Greatest hits album by Sia
- Released: 30 March 2012
- Recorded: 1997–2012
- Length: 71:03
- Label: Monkey Puzzle

Sia chronology
| We Are Born (2010) | Best Of... (2012) | 1000 Forms of Fear (2014) |

= Best Of... (Sia album) =

2012 greatest hits album by Sia

Best Of..., also referred to as Sia: Best Of..., is the first greatest hits album by Australian singer-songwriter Sia, released in Australia on 30 March 2012 through the Sydney-based independent record label Inertia. The compilation includes tracks from four of her previous studio albums: Healing Is Difficult (2001), Colour the Small One (2004), Some People Have Real Problems, (2008) and We Are Born (2010). Also included are two tracks featuring Sia as a vocalist ("Destiny" by Zero 7 and "Titanium" by David Guetta), "My Love" from The Twilight Saga: Eclipse film soundtrack, plus a remixed version of "Buttons" by Brazilian rock band CSS.
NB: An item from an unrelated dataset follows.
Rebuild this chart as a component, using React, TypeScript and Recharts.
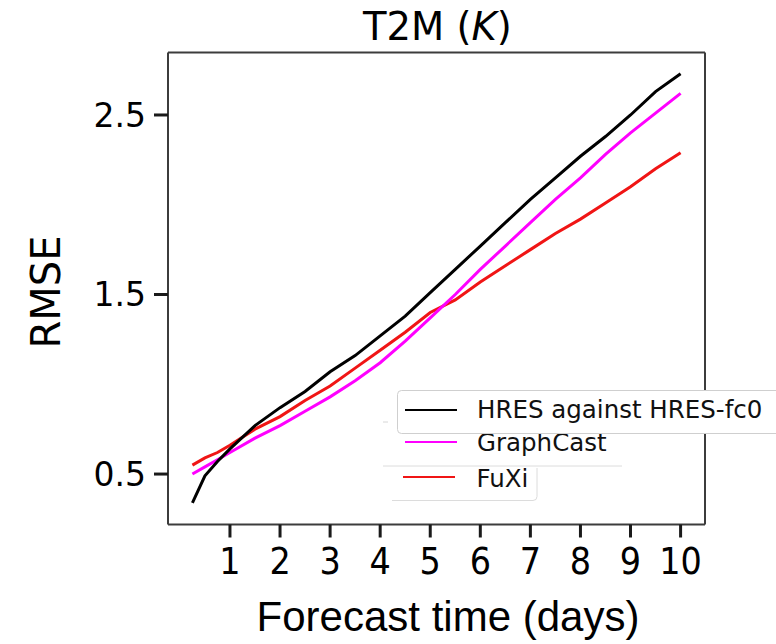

The album was announced in February 2012, shortly after Sia claimed she would be retiring. Some online music stores offered Sia's music DVD TV Is My Parent as a bonus. Overall, critical reception of the album was positive, though many reviewers criticized select tracks. Best Of... debuted at number 30 on the ARIA Albums Chart the week of 15 April and reached a peak position of number 27 the following week.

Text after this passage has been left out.